I think i have to control my social media addiction. I have been doing this mindless scrolling whenever i have time. It is so addictive. Its like i need to look at something while eating or simply sitting.
I went through a post while doing this mindless scrolling which talked about people needing continuous noise at the background. They dont want silence at all. Silence is so scary that they require either the music or the social media or TV at the background.
When i heard that, it felt scary. Iam literally doing these things. When i work i need something in the background. I either listen to Amazon music or connect to youtube in my TV and go to some mix and play that. Why did i change like this?

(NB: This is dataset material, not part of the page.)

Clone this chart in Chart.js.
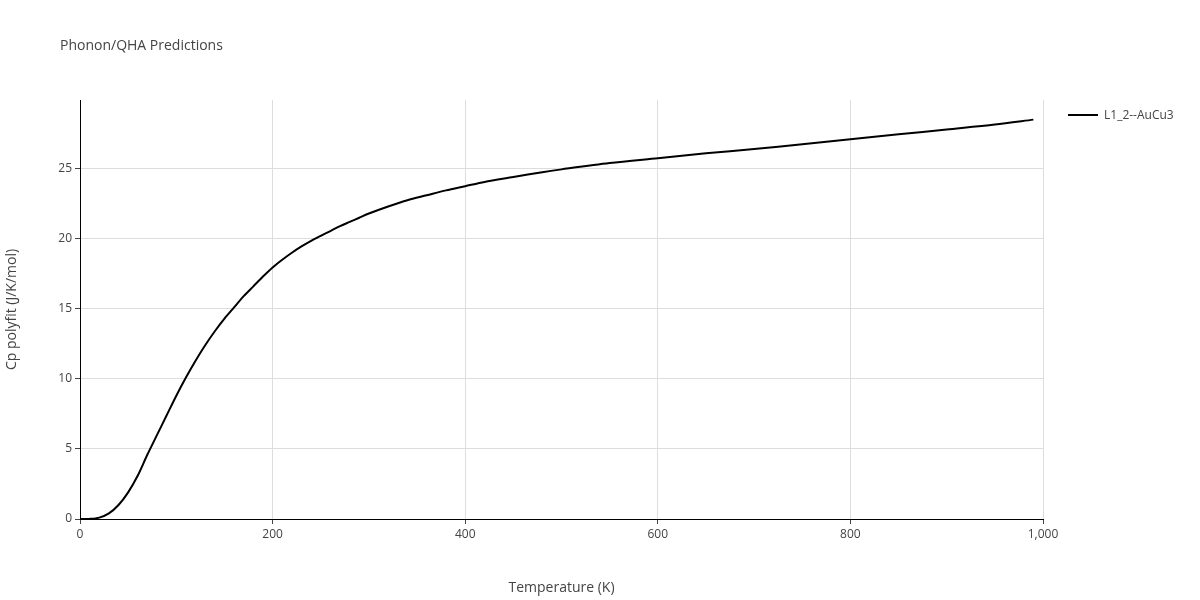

I was a person who was so content gazing at the clouds in the terrace or looking at passerby just standing in my balcony. The house I grew up was either full of people or it was literally empty with just me and my grandmother. Till my grandfathers death, we were joint family. (my mom's father) And i grew up with my grandparents. My mom was only daughter and she had 5 brothers. So, when she passed away I was the apple of their eye.
But, it has its cons. My maamis didnt like this. I can understand their feelings now. Slowly, it turned into aversion i guess. They got so pissed off by the attention i was getting from my paatti and thaatha.
So, the love-hate relationship continued till my thatha was there and it was only hate once he passed away.
Till i was in 5th, 3 of my uncles were away from Chennai, so my holidays would be at their place. It was fun. I was very obedient and quiet girl (no choice) i suppose. But, living away from your comfort zone prepared me well to deal with adverse situations which came later in the life. I think those taught me to deal with all kinds of people and adjust.
After my 5th std , my uncles came to live with us in the joint family. So, during holidays everyone would leave to their grandparents place, where as i would be left behind in the empty house.
My paatti didnt feel the need to engage me like we do now. We engage our children or rather we dont want them to disturb us , so we either give them mobile or gadgets or put them in some classes i think. We didnt even give them the opportunity to let them be on their own i suppose.
Thats why they are unable to cope with silence. P and Pa need either music or reels or some form of noise always.
Iam planning hereafter to restrict not by force but by getting their participation by being an example Lets see how this works out.
As usual i started with a different topic in my mind and ended up writing something different.
Let me atlease mention what i intended to write - it was gratitude - When i first thought this, the first thing that came to my mind was - I felt grateful for the food cooked by my Cook A.
Sometimes, i would be compelled to think of all the expenses involved and think that i should cook by myself and clean the house by scheduling my time properly and by this way can save few thousands.
But, something changed that thought. I started seeing engaging people for these work as an investment and giving back.
I can now concentrate more on my work and give my best and also by engaging them iam contributing to their growth too. I am not a strict officer and i try to understand from their point of view even if they dont turn up now and then (people will start bashing me saying - do you consider yourself doing favour and think yourself as god for allowing them and all) Please listen - when i say dont turn up now and then means - my maid took 5 days holiday in the first week of jan saying her mother passed away and second week for 3 days for attending the 10th week ritual and 8 days for pongal. No, this not because of her mother and not a one time thing. This happens all the months but the reason would be different. So, out of 30 days, she woud eventually turn up only for 15 days at the max, and another one whom i know for quite few years and due to her ailment agreed to come for alternate days for sweeping and mopping. That also would be sporadic - max 2 days a week due to other reasons. But i pay for 1 month.
Sometimes i wonder, why iam unable to dictate terms or be strict with them or why cant i look for another person. I still dont know the answer. Maybe because i didnt want them to suffer. Or do I think the world revolves around me . Theriyala.